Another question to ask is whether Apple, as a money making corporation, is stressing the publishing industry at a pace that they cannot tolerate — for Apple’s sole financial gain. It’s an open question that no one has really considered. For example, if the U.S. Government wanted to enact a US$1.00/gallon gasoline tax, it would likely go to economists, the GAO, U.S. National Laboratories and so on to run simulations and assess the result of all that money being taken out of the hands of consumers. In Apple’s case, they’ve slapped a flat 30 percent on books, magazines, and newspapers, and one might legitimately inquire whether that specific fee is designed to accelerate the pace of change in a stressful, alarming way or whether it gives publishers the ability to accommodate. No one knows the answer. Is 30 percent the right number?

For example, a publisher told me that advertisers don’t perceive digital ads to have the same value as print ads. They want to pay pay less. So as publications transition to digital, their ad revenue shrinks. In the case of magazines, they are willing to make just about no money on newsstand sales — so they can claim a large readership and keep ad rates high. That game hasn’t changed in 50 years. Finally, readers don’t believe they should pay as much for digital content, believing that they should benefit from the new absence of newsstand, printing and postage costs. It’s a financial Catch-22 for a publisher trying to go digital. Many will have to wave good-bye to their cushy 20th floor editorial offices in Manhattan.

As a result, and it’s fair to ask, if the levy Apple has imposed, the price of doing business in the digital publishing era, accelerates the pace of change too quickly, publishers could have a hard time creating content that is valuable and worth paying for. (That’s the grand experiment of The Daily on the iPad.) The basic model of excellence, for a price, developed by many publishers, could collapse too quickly.

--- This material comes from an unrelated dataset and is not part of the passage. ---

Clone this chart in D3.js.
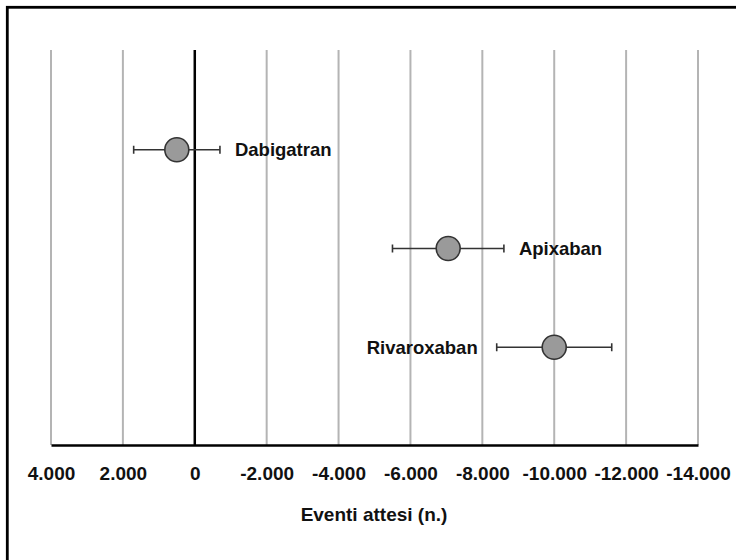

Apple will have nothing to sell. Epublishing on the iPad will have been a project gone wrong that destroyed the industry it was trying to cash in on.

What’s at Stake

We are in a transition time when critical decisions are made. Will the e-documents published today still be readable in the future? Who takes ownership of that issue? Can a newspaper industry, considered sacred by the founding fathers to be our best check and balance on government remain viable? Or will we become a nation of noisy bloggers yelling at each other? Should technology companies alone, in their panic to compete, become the gatekeepers of human knowledge? For all of human history, we left that task to skilled librarians.

If the subject here were merely games or puzzle books, no one would care very much. But in the long run, our liberties born of inquisitive newspaper journalists and the greatest ideas of humankind in books is something worth careful consideration. The sale of books and news is derived from their heritage as products of enduring value. The creators of tablets and similar future technologies should be careful that in the rush to make money from these industries and become our dominant access point they don’t destroy them before the new entrepreneurs can get a financial handle on the future.